Course Description

This course treats writing not as a polished outcome but as the central practice of anthropology. Reading, observing, and writing are understood as inseparable acts of inquiry. Through field visits to Ortosay Bazaar (and students’ chosen micro-sites), close engagement with key texts, and a series of structured writing exercises, students will experiment with description, reflexivity, polyphony, affect, and temporality. By the end of the semester, each student will contribute both an individual final paper and a collective monograph on Ortosay Bazaar.


Course Aims and Objectives

Understand writing as a central method in anthropological knowledge production.

Develop skills of ethnographic observation and reflexive self-analysis.

Learn to read anthropological texts critically, asking not only what they say but how they work.

Practice multiple modes of ethnographic writing (description, reflection, analysis, polyphony, affect, temporality).

Recognize anthropology’s entanglement with power, Orientalism, and authority, while experimenting with alternative practices of writing.

Connect individual observation to collective knowledge through collaborative writing.
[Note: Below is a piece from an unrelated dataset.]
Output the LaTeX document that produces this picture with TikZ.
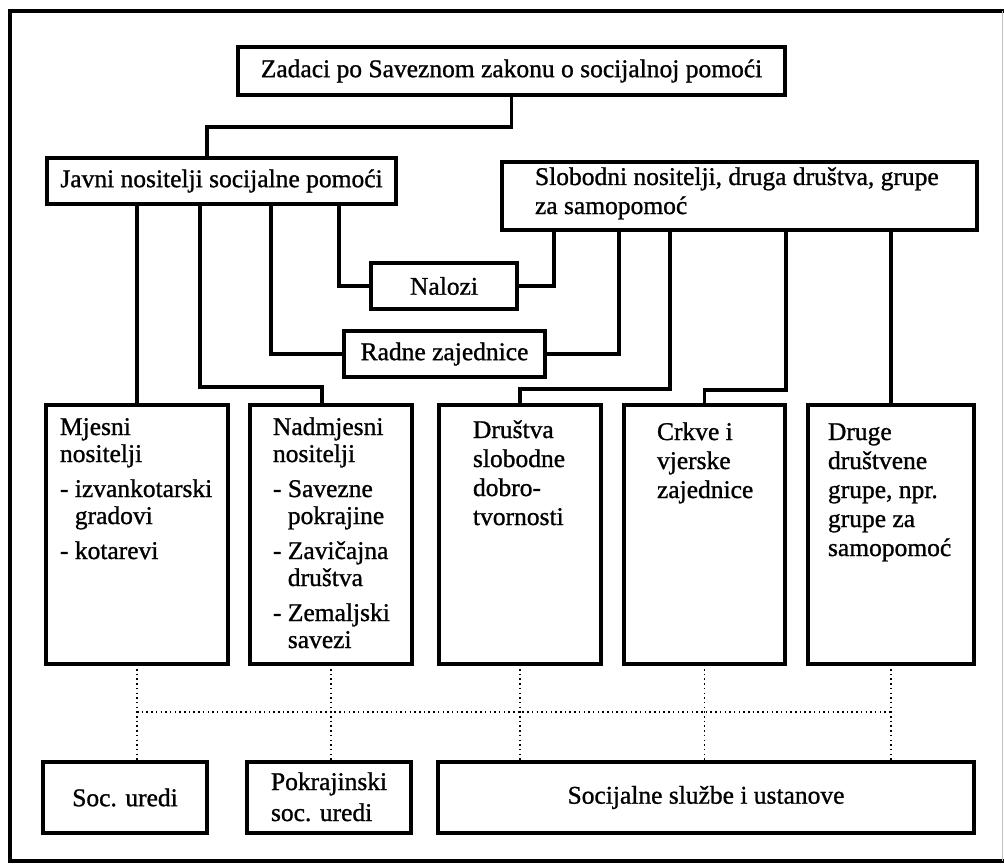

Produce a substantial final essay that integrates fieldwork, theory, and innovative forms of ethnographic writing.

Contribute to a Collective Monograph on Ortosay Bazaar, demonstrating that anthropology is a practice of writing together.


Learning Outcomes

By the end of the course, students will be able to:

Read anthropologically – identify not just what texts say, but how they are written and from what position.

Observe reflexively – recognize how personal background shapes what is seen and missed in the field.

Write ethnographically – produce texts that combine description, analysis, and self-reflection.

Engage critically with power – analyze how writing reproduces or resists Orientalism, authority, and silencing.

Experiment with form – write using different modes (polyphonic, affective, temporal) and reflect on their implications.

Collaborate in knowledge production – contribute to a shared ethnographic monograph while developing an individual voice.